How to Find Value Betting MLB Underdogs
by Doc's Sports Advisory Board Handicappers - 6/11/2013
From Doc's Sports:
There are several ways to find value in betting MLB underdogs, but it generally comes down to a couple of key variables. If you can identify a starting pitcher who is currently pitching better than his season numbers indicate, that's a good starting point. You want your money on someone who is in good current form and that may not be getting enough attention for it. That means searching for young up-and-coming pitchers and avoiding the big-name stars. On the team side, you want to focus on teams that appear to be undervalued by the betting marketplace. Most people have a good handle on how good the offenses are, so it pays to look at bullpen statistics and team defense since they aren't always factored into the line. Also, pay attention to injuries as they can be huge for teams that lack the proper depth.
1) I always make my own 'betting line" first on every baseball game. After I make a line on a game, I compare it to find the real line and typically bet any team that is more than 15 cents or better than the line I made on the game. So if I make a team +120 and they are +140, there is a good chance I will bet them.
2) I also like to look for value betting an MLB underdog who I think should actually be the favorite in a game.
3) Another way is I bet a team who is at home and is an underdog in the game. It's that simple as they say doing this blindly for every game all year would have made you a small profit the last 10 years. So just look for a home team that is an underdog in a game, but remember they have to be at home.
4) Lastly I also like to look for starting pitchers who are showing big improvements in their last three starts compared to how they have pitched this season. I will look at the starting pitchers stats in his last three starts and compare them to his overall season numbers.

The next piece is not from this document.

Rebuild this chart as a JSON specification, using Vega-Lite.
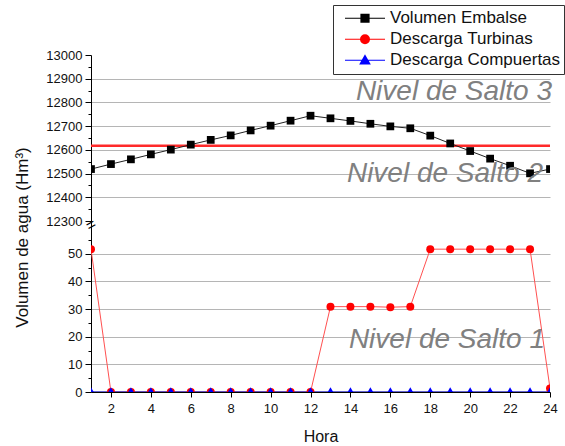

And if I see a big improvement, then I look to bet him if he is an underdog also.
From Vegas Sports Informer:
My views on betting baseball underdogs are pretty simple.
- Home underdogs that are coming off a home loss are usually good, especially if the home team lost to a division rival or just a plain old bad baseball team.
- Pitchers that are coming off Disabled List stints are also a good spot. You figure those pitchers will have pitch counts and probably won't pitch past the sixth inning.
- Teams who have bad bullpens who are coming off long extra-inning games.
There are several ways to evaluate an MLB underdog. But I'd say that two of the best ways involve taking a "recency approach" to handicapping. As opposed to looking at the long-term trends and matchups, by focusing on just the last week or two of performance for a team or a pitcher you can really find some strong value situations in the MLB betting market.
For instance, one of my favorite betting systems is to play against a pitcher – outside of the Cy Young-caliber ones – that is coming off of a complete game. If some mediocre or mid-tier starter goes out and throws a full nine innings one game, I've found that there is a strong correlation to failure for them in the next game. The recent success will help water down the price because what most bettors remember is this pitcher dominating his last time out.
A second example of "recency handicapping" is finding teams in a letdown situation and betting against them. This is true across the entire sports betting spectrum. But playing on snap, immediate results and gauging an emotional letdown is crucial for any gambler. A perfect example was just this past week. The Mets swept four straight from the Yankees. Then they went on the road to face the worst team in baseball, the Marlins. It was as obvious of a let-down situation as you'll ever find. Miami was underdogs in all three games and they swept the series.
Next, another good way to find value with underdogs is to simply focus on "who's hot and who's not". MLB teams go in waves – up and down – all season long. Even the best teams can go out and lose eight of 10, and even the worst teams can win seven of nine. If you are able to target teams that are on a little bit of an upswing and playing good baseball, and if they are underdogs in series against the "name" teams that aren't playing well at the moment, then you can find some solid underdog situations. You usually have to watch a lot of baseball to be able to see this developing in terms of who "looks good" and who doesn't, but it pays off in the long term.
Finally, about 85 percent of the MLB line is set based on the starting pitcher. So if you can find a guy that is struggling a bit but is still a "name" pitcher, and if he is going up against a no-name or some mediocre guy that is in a groove, then those are your best bets for MLB underdogs.
There are many systems and ways to approach underdogs, as this very article and the different (each successful in their own right) handicappers can attest to. I approach underdogs a bit differently.
When looking at public consensus polls, occasionally you will see a home dog that is only backed by about 25 percent of the public. I call this the 75 percent rule. This is where the public is heavily-sided on one team to a tune of about 75 percent and yet the line does not change much and has the favorite at less than a -145 price. Over the years, I've come to learn that when there is such a huge public favorite, in which the line has not changed much and they remain a small favorite, the game has a tendency to go “under”. This is because no one sets the line better than Vegas to begin with. And when the oddsmakers and casinos do not change the line much with the public loading up on a team, it indicates that it is going to be a competitive game and an under is likely to ensue. It’s a simple rule. Look for a contest in which the public is heavily favoring one team at a tune of over 70 percent. See if the line has not changed much and sits around the -110 to -150 range, and also notice if the total is sits around the 7.5 to 8.5 range. If that is the case, it is indicative in my experience of a competitive contest to ensue, and the game likely falls under.